Pada rapat itu, Jokowi meminta Jonan dan Panglima TNI, Jenderal TNI Gatot Nurmantyo, segera menyelesaikan berbagai masalah dan kendala yang muncul.

"Kuncinya adalah pengaturan yang lebih jelas. Agar dalam pelaksanaan tidak saling mengganggu, bahkan harusnya bisa saling memberi dukungan," kata Jokowi.

Pengaturan itu penting agar masyarakat pengguna jasa penerbangan tidak dirugikan, sehingga jangan sampai maskapai penerbangan dan penumpangnya menunggu dalam waktu yang cukup lama, baik untuk berangkat maupun mendarat.
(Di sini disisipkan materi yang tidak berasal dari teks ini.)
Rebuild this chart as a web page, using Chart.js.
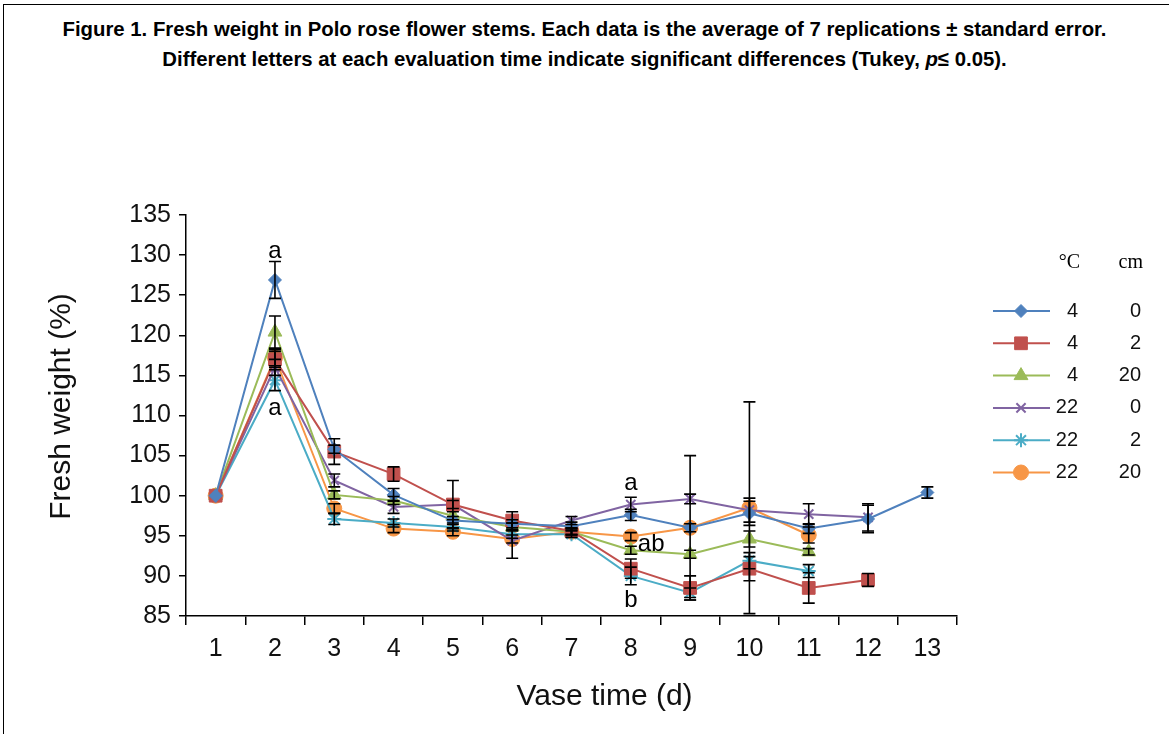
<!DOCTYPE html>
<html>
<head>
<meta charset="utf-8">
<script src="https://cdn.jsdelivr.net/npm/chart.js@4.4.1/dist/chart.umd.min.js"></script>
<style>
  html, body { margin: 0; padding: 0; background: #fff; }
  #wrap { position: relative; width: 1169px; height: 734px; overflow: hidden; background: #fff; }
  #frame { position: absolute; left: 3px; top: 4px; width: 1180px; height: 740px; border-left: 1.5px solid #000; border-top: 1.5px solid #000; box-sizing: border-box; }
  #title { position: absolute; left: 0; top: 14px; width: 1169px; text-align: center; font-family: "Liberation Sans", Arial, sans-serif; font-weight: bold; font-size: 21px; line-height: 30px; color: #000; white-space: nowrap; transform-origin: 584.5px 0; }
  #title span { display: inline-block; }
  canvas { position: absolute; left: 0; top: 0; }
</style>
</head>
<body>
<div id="wrap">
  <div id="frame"></div>
  <div id="title"><span id="t1">Figure 1. Fresh weight in Polo rose flower stems. Each data is the average of 7 replications ± standard error.</span><br><span id="t2">Different letters at each evaluation time indicate significant differences (Tukey, <i>p</i>≤ 0.05).</span></div>
  <canvas id="c" width="1169" height="734"></canvas>
</div>
<script>
// ---- Data ----
const days = ['1','2','3','4','5','6','7','8','9','10','11','12','13'];
const yTicks = [85, 90, 95, 100, 105, 110, 115, 120, 125, 130, 135];
const xTitle = 'Vase time (d)';
const yTitle = 'Fresh weight (%)';

const temps = ['4', '4', '4', '22', '22', '22'];
const cuts  = ['0', '2', '20', '0', '2', '20'];

const t4c0   = [100, 126.9, 105.8, 100.1, 96.9, 96.5, 96.2, 97.6, 96.0, 97.8, 95.9, 97.1, 100.4];
const t4c2   = [100, 117.0, 105.5, 102.7, 98.9, 96.9, 95.6, 90.9, 88.5, 90.9, 88.5, 89.5, null];
const t4c20  = [100, 120.4, 100.1, 99.4, 97.5, 96.1, 95.5, 93.2, 92.7, 94.6, 93.0, null, null];
const t22c0  = [100, 116.0, 101.9, 98.6, 98.9, 94.4, 96.9, 98.9, 99.6, 98.2, 97.7, 97.3, null];
const t22c2  = [100, 114.4, 97.1, 96.6, 96.1, 95.2, 95.2, 90.0, 87.9, 91.9, 90.6, null, null];
const t22c20 = [100, 117.2, 98.4, 95.9, 95.5, 94.6, 95.5, 94.9, 96.0, 98.5, 95.1, null, null];

// standard errors
const e4c0   = [0, 2.3, 0.5, 0.8, 0.5, 0.5, 0.5, 0.7, 9.0, 1.5, 0.6, 1.7, 0.7];
const e4c2   = [0, 1.0, 1.6, 0.9, 3.0, 1.1, 0.4, 1.2, 1.5, 1.5, 1.9, 0.8, null];
const e4c20  = [0, 2.0, 0.5, 0.5, 0.5, 0.5, 0.4, 0.5, 0.5, 1.0, 0.4, null, null];
const e22c0  = [0, 1.0, 0.8, 0.8, 0.5, 2.2, 0.5, 0.9, 0.6, 1.5, 1.3, 1.7, null];
const e22c2  = [0, 1.3, 0.7, 0.5, 0.5, 0.5, 0.4, 1.1, 0.6, 1.0, 0.8, null, null];
const e22c20 = [0, 1.0, 0.6, 0.5, 0.5, 0.5, 0.4, 0.5, 0.5, 13.2, 1.0, null, null];

// significance letters
const letterText  = ['a', 'a', 'a', 'ab', 'b'];
const letterDay   = ['2', '2', '8', '8', '8'];
const letterValue = [130.5, 110.9, 101.5, 93.9, 87.0];
const letterAlign = ['center', 'center', 'center', 'left', 'center'];

const colors = ['#4F81BD', '#C0504D', '#9BBB59', '#8064A2', '#4BACC6', '#F79646'];
const styles = ['rectRot', 'rect', 'triangle', 'crossRot', 'star', 'circle'];
const radii  = [6.5, 9, 8, 6.5, 7, 7.5];
const seriesValues = [t4c0, t4c2, t4c20, t22c0, t22c2, t22c20];
const seriesErrors = [e4c0, e4c2, e4c20, e22c0, e22c2, e22c20];

// ---- Title fit (condensed look) ----
(function fitTitle(){
  const t1 = document.getElementById('t1');
  const title = document.getElementById('title');
  const w = t1.getBoundingClientRect().width;
  title.style.transform = 'scaleX(' + (1044 / w) + ')';
})();

const FONT = '"Liberation Sans", Arial, Helvetica, sans-serif';

const datasets = seriesValues.map((vals, i) => ({
  label: temps[i] + ' ' + cuts[i],
  data: vals,
  borderColor: colors[i],
  backgroundColor: colors[i],
  borderWidth: 2,
  pointStyle: styles[i],
  pointRadius: radii[i],
  pointHoverRadius: radii[i],
  pointBorderWidth: (styles[i] === 'crossRot' || styles[i] === 'star') ? 2 : 1,
  pointBorderColor: colors[i],
  pointBackgroundColor: colors[i],
  tension: 0,
  spanGaps: false,
  errors: seriesErrors[i]
}));

function drawMarker(ctx, style, x, y, r, color) {
  ctx.save();
  ctx.fillStyle = color; ctx.strokeStyle = color; ctx.lineWidth = (style === 'crossRot' || style === 'star') ? 2 : 1;
  if (Chart.helpers && Chart.helpers.drawPoint) {
    Chart.helpers.drawPoint(ctx, { pointStyle: style, rotation: 0, radius: r, borderWidth: ctx.lineWidth }, x, y);
  } else {
    ctx.beginPath(); ctx.arc(x, y, r, 0, Math.PI * 2); ctx.fill();
  }
  ctx.restore();
}

const errorBarPlugin = {
  id: 'errorBars',
  afterDatasetsDraw(chart) {
    const { ctx, scales: { x, y } } = chart;
    ctx.save();
    ctx.strokeStyle = '#000';
    ctx.lineWidth = 1.6;
    chart.data.datasets.forEach((ds) => {
      ds.data.forEach((v, j) => {
        const e = ds.errors[j];
        if (v == null || !e) return;
        const px = x.getPixelForValue(j);
        const yt = y.getPixelForValue(v + e);
        const yb = y.getPixelForValue(v - e);
        ctx.beginPath();
        ctx.moveTo(px, yt); ctx.lineTo(px, yb);
        ctx.moveTo(px - 6, yt); ctx.lineTo(px + 6, yt);
        ctx.moveTo(px - 6, yb); ctx.lineTo(px + 6, yb);
        ctx.stroke();
      });
    });
    ctx.restore();
  }
};

const lettersPlugin = {
  id: 'letters',
  afterDatasetsDraw(chart) {
    const { ctx, scales: { x, y } } = chart;
    ctx.save();
    ctx.fillStyle = '#000';
    ctx.font = '24px ' + FONT;
    ctx.textBaseline = 'middle';
    letterText.forEach((t, i) => {
      const px = x.getPixelForValue(days.indexOf(letterDay[i]));
      const py = y.getPixelForValue(letterValue[i]);
      ctx.textAlign = letterAlign[i];
      ctx.fillText(t, letterAlign[i] === 'left' ? px + 7 : px, py);
    });
    ctx.restore();
  }
};

const axisTitlePlugin = {
  id: 'axisTitles',
  afterDraw(chart) {
    const { ctx, scales: { x, y } } = chart;
    ctx.save();
    ctx.fillStyle = '#111';
    ctx.font = '30px ' + FONT;
    ctx.textAlign = 'center';
    ctx.textBaseline = 'middle';
    ctx.fillText(xTitle, (x.left + x.right) / 2 + 33, x.bottom - 37);
    ctx.translate(62, (y.top + y.bottom) / 2 - 9);
    ctx.rotate(-Math.PI / 2);
    ctx.fillText(yTitle, 0, 0);
    ctx.restore();
  }
};

const legendPlugin = {
  id: 'customLegend',
  afterDraw(chart) {
    const { ctx } = chart;
    ctx.save();
    ctx.fillStyle = '#000';
    ctx.textBaseline = 'middle';
    ctx.font = '20px "Liberation Serif", "Times New Roman", serif';
    ctx.textAlign = 'right';
    ctx.fillText('°C', 1080, 263);
    ctx.fillText('cm', 1143, 263);
    const y0 = 311, dy = 32.3;
    chart.data.datasets.forEach((ds, i) => {
      const yy = y0 + i * dy;
      ctx.strokeStyle = ds.borderColor;
      ctx.lineWidth = 2;
      ctx.beginPath(); ctx.moveTo(993, yy); ctx.lineTo(1050, yy); ctx.stroke();
      drawMarker(ctx, ds.pointStyle, 1021, yy, ds.pointRadius, ds.borderColor);
      ctx.fillStyle = '#111';
      ctx.font = '20px ' + FONT;
      ctx.textAlign = 'right';
      ctx.fillText(temps[i], 1078, yy);
      ctx.fillText(cuts[i], 1141, yy);
    });
    ctx.restore();
  }
};

new Chart(document.getElementById('c'), {
  type: 'line',
  data: { labels: days, datasets },
  options: {
    responsive: false,
    animation: false,
    layout: { padding: { top: 215, right: 212, bottom: 0, left: 0 } },
    plugins: { legend: { display: false }, title: { display: false }, tooltip: { enabled: false } },
    scales: {
      x: {
        type: 'category',
        offset: true,
        grid: { display: true, drawOnChartArea: false, drawTicks: true, tickLength: 9, color: '#000', lineWidth: 1.5, offset: true },
        border: { display: true, color: '#000', width: 1.5 },
        ticks: { color: '#111', font: { family: FONT, size: 25 }, padding: 9, maxRotation: 0 },
        title: { display: false },
        afterFit(scale) { scale.height = 118; }
      },
      y: {
        min: 85, max: 135,
        afterBuildTicks(scale) { scale.ticks = yTicks.map(v => ({ value: v })); },
        grid: { display: true, drawOnChartArea: false, drawTicks: true, tickLength: 7, color: '#000', lineWidth: 1.5 },
        border: { display: true, color: '#000', width: 1.5 },
        ticks: { color: '#111', font: { family: FONT, size: 25 }, padding: 8 },
        title: { display: false },
        afterFit(scale) { scale.width = 186; }
      }
    }
  },
  plugins: [errorBarPlugin, lettersPlugin, axisTitlePlugin, legendPlugin]
});
</script>
</body>
</html>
Hal ini juga bisa membahayakan keselamatan penerbangan.

Berkaitan dengan kepadatan jalur utara Pulau Jawa, menurut Jokowi, secara bertahap harus dikurangi agar rute eksisting menjadi efisien.

Selain itu, juga untuk kelancaran arus dan kapasitas penerbangan, khususnya di Jawa, Bali, dan sekitarnya, serta meningkatkan keselamatan lalu-lintas penerbangan pada rute-rute padat di Jawa-Bali.

Pengurangan kepadatan jalur utara Pulau Jawa juga penting untuk mengoptimalkan operasional penerbangan kontigensi jika terjadi letusan gunung berapi dan juga untuk mengurangi emisi CO2.

Jokowi menginstruksikan agar Jonan untuk segera mengatasi permasalahan ini dengan penerapan flexible use of airspace dan rute-rute baru di selatan Pulau Jawa, sehingga dapat mengurangi kepadatan lalu-lintas penerbangan pada jalur penerbangan yang telah ada.